Key metrics to track in finance ERP
- Requisition-to-PO cycle time
- Approval turnaround time by role and department
- PO-to-receipt lead time
- Invoice match rate and exception rate
- Committed spend versus approved budget
- Off-contract spend percentage
- Supplier on-time delivery and price variance
- Received-not-invoiced and invoiced-not-received balances
- Touchless invoice processing rate
- Spend by category, entity, project, and location
Compliance, governance, and internal control considerations
Procurement visibility is closely tied to governance. A finance ERP supports internal controls by enforcing segregation of duties, maintaining approval history, validating supplier records, and preserving transaction-level audit trails. This is important for regulated industries, public companies, healthcare organizations, and any enterprise with formal audit requirements.
Common control objectives include preventing unauthorized purchases, reducing duplicate or fraudulent payments, ensuring contract compliance, and documenting who approved what and when. ERP workflows can also support policy enforcement around spend thresholds, competitive bidding, project authorization, and restricted suppliers.
There are tradeoffs. Stronger controls can slow urgent purchases if workflows are overdesigned. Too many approval layers create workarounds. Too few controls increase risk. The practical approach is to apply stricter governance to high-risk categories, new suppliers, and higher-value transactions while simplifying low-risk recurring purchases through catalogs, blanket orders, or pre-approved vendor arrangements.
Governance capabilities that matter most
- Segregation of duties across request, approval, receipt, and payment
- Role-based access and delegated approval controls
- Supplier master governance and banking change verification
- Audit trails for workflow actions and policy exceptions
- Document retention for quotes, contracts, receipts, and invoices
- Entity-specific tax, accounting, and compliance handling
- Policy-based controls for emergency and non-standard purchases
Implementation challenges and workflow standardization
Finance ERP projects often underperform when organizations focus on software features before defining procurement policy and approval design. Visibility depends on standardized data and workflows. If business units use different supplier naming conventions, inconsistent account coding, or informal approval practices, reporting quality will remain weak even after go-live.
A successful implementation usually starts with process mapping across requisitioning, supplier onboarding, purchase order management, receiving, invoice processing, and budget control. The goal is to identify where standardization is required and where local variation is justified. For example, a construction company may need project-specific approval paths, while a healthcare network may need facility-level controls and contract pricing rules.
Master data is a major dependency. Supplier records, item catalogs, chart of accounts, cost centers, approval hierarchies, and contract references all need governance. Without this foundation, automation rates stay low and exception handling remains manual.

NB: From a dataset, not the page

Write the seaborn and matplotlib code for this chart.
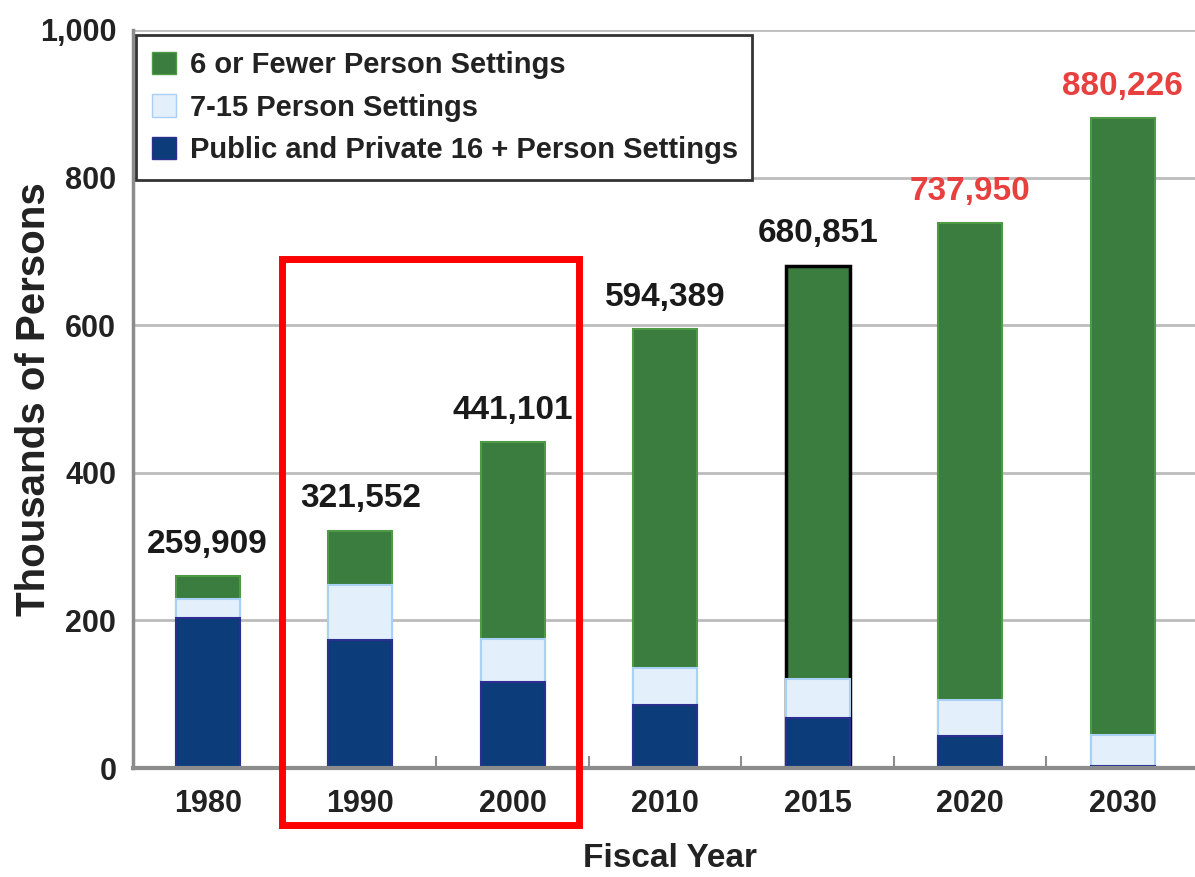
import matplotlib
matplotlib.use("Agg")
import matplotlib.pyplot as plt
import seaborn as sns
from matplotlib.patches import Rectangle, Patch
from matplotlib.ticker import FixedLocator, StrMethodFormatter

# dados (milhares de pessoas)
anos = ['1980', '1990', '2000', '2010', '2015', '2020', '2030']
grandes_16 = [203, 173, 117, 85, 68, 43, 3]        # Public and Private 16+
medios_7_15 = [26, 75, 58, 51, 53, 49, 42]         # 7-15 pessoas
totais = [259.909, 321.552, 441.101, 594.389, 680.851, 737.950, 880.226]
rotulos = ['259,909', '321,552', '441,101', '594,389', '680,851', '737,950', '880,226']
projecao = [False, False, False, False, False, True, True]

legenda_txt = ['6 or Fewer Person Settings', '7-15 Person Settings',
               'Public and Private 16 + Person Settings']

verde = '#3a7d3e'
azul_claro = '#e3effb'
azul_escuro = '#0c3c7a'
vermelho = '#e8403f'

sns.set_theme(style="white")
plt.rcParams['font.family'] = ['Liberation Sans', 'DejaVu Sans']
plt.rcParams['font.weight'] = 'bold'

fig = plt.figure(figsize=(11.95, 8.77), dpi=100)
ax = fig.add_axes([133 / 1195, 1 - 768 / 877, (1199 - 133) / 1195, (768 - 30) / 877])

# barras empilhadas: desenha o total e vai cobrindo por cima
ate_medios = [g + m for g, m in zip(grandes_16, medios_7_15)]
sns.barplot(x=anos, y=totais, color=verde, saturation=1, width=0.42, errorbar=None,
            edgecolor='#4f9a45', linewidth=1.5, ax=ax)
# 2015 tem contorno preto no original
ax.patches[4].set_edgecolor('black')
ax.patches[4].set_linewidth(2.5)
sns.barplot(x=anos, y=ate_medios, color=azul_claro, saturation=1, width=0.42, errorbar=None,
            edgecolor='#a9d0f5', linewidth=1.5, ax=ax)
sns.barplot(x=anos, y=grandes_16, color=azul_escuro, saturation=1, width=0.42, errorbar=None,
            edgecolor='#2b2f8f', linewidth=1.5, ax=ax)

ax.set_xlim(-0.49, 6.5)
ax.set_ylim(0, 1000)
ax.set_yticks(range(0, 1001, 200))
ax.yaxis.set_major_formatter(StrMethodFormatter('{x:,.0f}'))
ax.xaxis.set_minor_locator(FixedLocator([i + 0.5 for i in range(len(anos) - 1)]))

ax.yaxis.grid(True, color='#bcbcbc', linewidth=2)
ax.set_axisbelow(True)
for lado in ['top', 'right']:
    ax.spines[lado].set_visible(False)
ax.spines['left'].set_color('#8c8c8c')
ax.spines['left'].set_linewidth(2.5)
ax.spines['bottom'].set_color('#8c8c8c')
ax.spines['bottom'].set_linewidth(3)

ax.tick_params(axis='x', which='major', length=0, pad=15, labelsize=22, colors='#222222')
ax.tick_params(axis='x', which='minor', direction='in', length=9, width=1.5, color='#8c8c8c', bottom=True)
ax.tick_params(axis='y', length=0, pad=12, labelsize=22, colors='#222222')
for lbl in ax.get_xticklabels() + ax.get_yticklabels():
    lbl.set_fontweight('bold')

# totais em cima das barras
for i, (t, r, p) in enumerate(zip(totais, rotulos, projecao)):
    ax.annotate(r, (i, t), xytext=(0, 17), textcoords='offset points', ha='center',
                va='baseline', fontsize=24, fontweight='bold',
                color=vermelho if p else '#1a1a1a')

ax.set_ylabel('Thousands of Persons', fontsize=29, fontweight='bold', color='#222222')
ax.yaxis.set_label_coords(-0.075, 0.5)
ax.set_xlabel('Fiscal Year', fontsize=24, fontweight='bold', color='#222222')
ax.xaxis.set_label_coords(0.504, -0.102)

handles = [Patch(facecolor=verde, edgecolor='#4f9a45'),
           Patch(facecolor=azul_claro, edgecolor='#a9d0f5'),
           Patch(facecolor=azul_escuro, edgecolor='#2b2f8f')]
leg = ax.legend(handles, legenda_txt, loc='upper left',
                bbox_to_anchor=(0.003, 0, (752 - 136) / 1066, 0.993), mode='expand',
                borderaxespad=0, frameon=True, fancybox=False, framealpha=1,
                handlelength=0.8, handleheight=0.8, handletextpad=0.5,
                labelspacing=0.5, borderpad=0.55,
                prop={'size': 21, 'weight': 'bold'})
leg.get_frame().set_edgecolor('#333333')
leg.get_frame().set_linewidth(2)
for txt in leg.get_texts():
    txt.set_color('#222222')

# destaque vermelho em 1990-2000
fig.add_artist(Rectangle((282 / 1195, 1 - 825 / 877), (579 - 282) / 1195, (825 - 259) / 877,
                         transform=fig.transFigure, fill=False, edgecolor='#ff0000',
                         linewidth=5, clip_on=False))

fig.savefig('out.png', dpi=100)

Common implementation risks
- Replicating inefficient legacy approval chains in the new ERP
- Insufficient supplier master cleanup before migration
- Weak ownership of budget structures and cost center design
- Poor integration between procurement, inventory, and AP modules
- Limited user adoption due to overly complex requisition forms
- Inadequate exception workflow design for urgent operational purchases
- Reporting gaps caused by inconsistent coding and incomplete receipt capture
Cloud ERP and vertical SaaS considerations
Cloud finance ERP is often the preferred model for organizations seeking faster deployment, standardized updates, and easier multi-entity visibility. It supports centralized reporting, remote approvals, and integration with supplier portals, expense tools, contract systems, and procurement marketplaces. For enterprises with distributed operations, cloud delivery also improves access for field managers, plant leaders, and regional approvers.

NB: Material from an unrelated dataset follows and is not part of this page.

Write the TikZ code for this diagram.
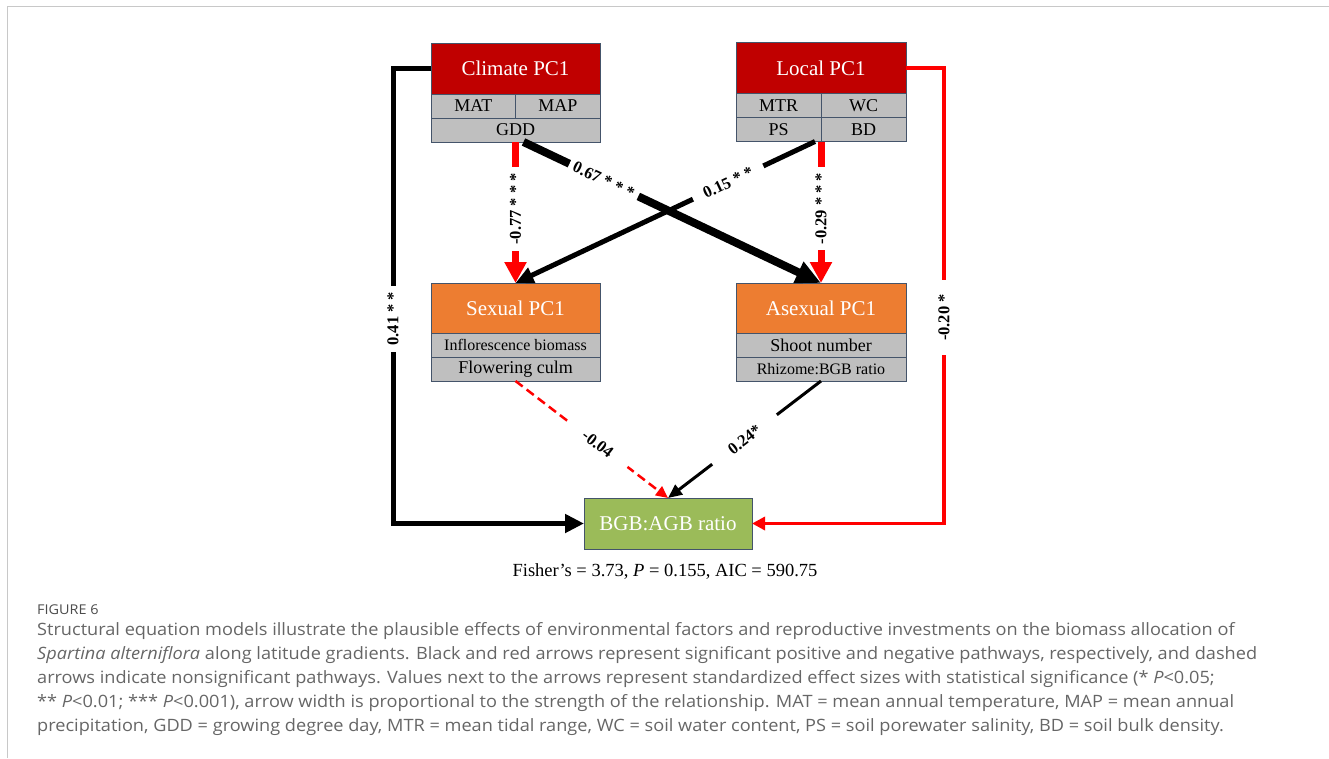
\documentclass[tikz,border=0pt]{standalone}
\usepackage{fontspec}
\setmainfont{Liberation Serif}
\newfontfamily\capfont[FakeStretch=1.068]{Open Sans}
\usetikzlibrary{arrows.meta,positioning}

\definecolor{boxline}{HTML}{44546A}
\definecolor{titlered}{HTML}{C00000}
\definecolor{reproorange}{HTML}{ED7D31}
\definecolor{ratiogreen}{HTML}{9BBB59}
\definecolor{cellgrey}{HTML}{BFBFBF}
\definecolor{capgrey}{HTML}{666666}
\definecolor{framegrey}{HTML}{C8C8C8}
\definecolor{pathred}{HTML}{FF0000}

\tikzset{
  box/.style={draw=boxline, line width=0.8pt, text=white, minimum height=51pt,
              inner sep=0pt, outer sep=0pt, font=\fontsize{21}{21}\selectfont},
  cell/.style={draw=boxline, line width=0.8pt, fill=cellgrey, minimum height=24pt,
               inner sep=0pt, outer sep=0pt, font=\fontsize{18}{18}\selectfont},
  coef/.style={fill=white, font=\bfseries\fontsize{16.5}{16.5}\selectfont,
               inner xsep=6pt, inner ysep=1pt},
  caption/.style={anchor=base west, inner sep=0pt, text=capgrey,
                  font=\capfont\fontsize{17}{17}\selectfont},
  posline/.style={draw=black},
  negline/.style={draw=pathred},
}

\begin{document}
\begin{tikzpicture}[x=1pt,y=-1pt]
  \useasboundingbox (0,0) rectangle (1329,758);
  \draw[framegrey, line width=1pt] (7.5,758) -- (7.5,6.5) -- (1329,6.5);

  % environmental factors
  \node[box, fill=titlered, minimum width=169pt] (climate) at (515.5,68.5) {Climate PC1};
  \node[cell, minimum width=84.5pt, anchor=north west] (mat) at (climate.south west) {MAT};
  \node[cell, minimum width=84.5pt, anchor=north east] (map) at (climate.south east) {MAP};
  \node[cell, minimum width=169pt, below=0pt of mat.south east] (gdd) {GDD};

  \node[box, fill=titlered, minimum width=170pt] (local) at (821,68) {Local PC1};
  \node[cell, minimum width=85pt, anchor=north west] (mtr) at (local.south west) {MTR};
  \node[cell, minimum width=85pt, anchor=north east] (wc) at (local.south east) {WC};
  \node[cell, minimum width=85pt, below=0pt of mtr] (ps) {PS};
  \node[cell, minimum width=85pt, below=0pt of wc] (bd) {BD};

  % reproductive investments
  \node[box, fill=reproorange, minimum width=169pt, minimum height=50pt] (sexual) at (515.5,308) {Sexual PC1};
  \node[cell, minimum width=169pt, below=0pt of sexual, font=\fontsize{16}{16}\selectfont] (infl) {Inflorescence biomass};
  \node[cell, minimum width=169pt, below=0pt of infl] (flowering) {Flowering culm};

  \node[box, fill=reproorange, minimum width=170pt, minimum height=50pt] (asexual) at (821,308) {Asexual PC1};
  \node[cell, minimum width=170pt, below=0pt of asexual] (shoot) {Shoot number};
  \node[cell, minimum width=170pt, below=0pt of shoot, font=\fontsize{16}{16}\selectfont] (rhizome) {Rhizome:BGB ratio};

  % response
  \node[box, fill=ratiogreen, minimum width=168pt] (bgb) at (668,523.5) {BGB:AGB ratio};
  \node[anchor=base, inner sep=0pt, font=\fontsize{18.5}{18.5}\selectfont] (fit) at (665,576)
    {Fisher’s = 3.73, \textit{P} = 0.155, AIC = 590.75};

  % pathways
  \draw[negline, line width=7pt, -{Triangle[length=21pt,width=21pt]}]
    (gdd.south) -- node[coef, rotate=90, pos=0.475] {-0.77 * * *} (sexual.north);
  \draw[posline, line width=5pt, -{Triangle[length=18pt,width=16pt]}]
    ([xshift=-6pt]ps.south east) -- node[coef, sloped, pos=0.29, inner xsep=12pt] {0.15 * *} (sexual.north);
  \draw[posline, line width=8pt, -{Triangle[length=25pt,width=22pt]}]
    ([xshift=8pt]gdd.south) -- node[coef, sloped, pos=0.27, inner xsep=5pt] {0.67 * * *} (asexual.north);
  \draw[negline, line width=7pt, -{Triangle[length=21pt,width=21pt]}]
    (ps.south east) -- node[coef, rotate=90, pos=0.475] {-0.29 * * *} (asexual.north);

  \draw[posline, line width=5pt, -{Triangle[length=19pt,width=18pt]}]
    (climate.west) -- ++(-38,0) |- node[coef, rotate=90, pos=0.275] {0.41 * *} (bgb.west);
  \draw[negline, line width=3.5pt, -{Triangle[length=13pt,width=13pt]}]
    (local.east) -- ++(38,0) |- node[coef, rotate=90, pos=0.274, inner xsep=14pt] {-0.20 *} (bgb.east);

  \draw[negline, line width=2.5pt, dash pattern=on 9pt off 5pt, -{Triangle[length=12pt,width=11pt]}]
    (flowering.south) -- node[coef, sloped, pos=0.54, inner xsep=20pt] {-0.04} (bgb.north);
  \draw[posline, line width=3pt, -{Triangle[length=14pt,width=12pt]}]
    (rhizome.south) -- node[coef, sloped, pos=0.5, inner xsep=22pt] {0.24*} (bgb.north);

  % caption
  \node[caption, text=black!70, font=\capfont\fontsize{13.5}{13.5}\selectfont] (figno) at (37,614.5) {FIGURE 6};
  \node[caption] (cap1) at (37,635)
    {Structural equation models illustrate the plausible effects of environmental factors and reproductive investments on the biomass allocation of};
  \node[caption] (cap2) at (37,659)
    {\textit{Spartina alterniflora} along latitude gradients. Black and red arrows represent significant positive and negative pathways, respectively, and dashed};
  \node[caption] (cap3) at (37,683)
    {arrows indicate nonsignificant pathways. Values next to the arrows represent standardized effect sizes with statistical significance (* \textit{P}<0.05;};
  \node[caption] (cap4) at (37,707)
    {** \textit{P}<0.01; *** \textit{P}<0.001), arrow width is proportional to the strength of the relationship. MAT = mean annual temperature, MAP = mean annual};
  \node[caption] (cap5) at (37,731)
    {precipitation, GDD = growing degree day, MTR = mean tidal range, WC = soil water content, PS = soil porewater salinity, BD = soil bulk density.};
\end{tikzpicture}
\end{document}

However, not every procurement requirement should be forced into the ERP core. Vertical SaaS tools can add value in areas such as strategic sourcing, contract lifecycle management, healthcare supply chain, construction procurement, or advanced supplier risk management. The key is to keep the finance ERP as the system of financial control and reporting while integrating specialized applications where they provide clear workflow depth.
The decision should be based on process complexity, regulatory needs, and integration maturity. If a vertical SaaS tool creates better category management but weakens budget visibility or approval governance, the organization may gain local functionality while losing enterprise control. Integration architecture and data ownership need to be defined early.
Executive guidance for improving procurement visibility with finance ERP
Executives should treat procurement visibility as an operating model issue, not just a software upgrade. The strongest results come when finance, procurement, operations, and IT agree on approval policy, data standards, exception handling, and reporting priorities before implementation. This reduces rework and improves adoption.
A practical roadmap starts with high-impact controls: standardized requisitions, approval routing, supplier governance, PO discipline, receipt capture, and invoice matching. Once those are stable, organizations can expand into analytics, AI-assisted exception management, and category-specific automation. This phased approach usually delivers better control and user acceptance than trying to automate every edge case at once.
- Define a single source of truth for requisitions, approvals, POs, receipts, and invoices
- Standardize approval thresholds and delegation rules across entities where possible
- Tie procurement workflows directly to budgets, projects, and cost centers
- Measure bottlenecks using cycle-time and exception analytics, not assumptions
- Use automation first on repetitive low-risk transactions and clear exception paths
- Strengthen supplier master governance before scaling AI or advanced analytics
- Balance ERP standardization with vertical SaaS tools only where process depth justifies integration complexity
When finance ERP is implemented with disciplined workflow design, procurement and approvals become more transparent, measurable, and controllable. The result is not just faster purchasing. It is better budget discipline, stronger internal controls, improved supplier coordination, and clearer operational visibility across the enterprise.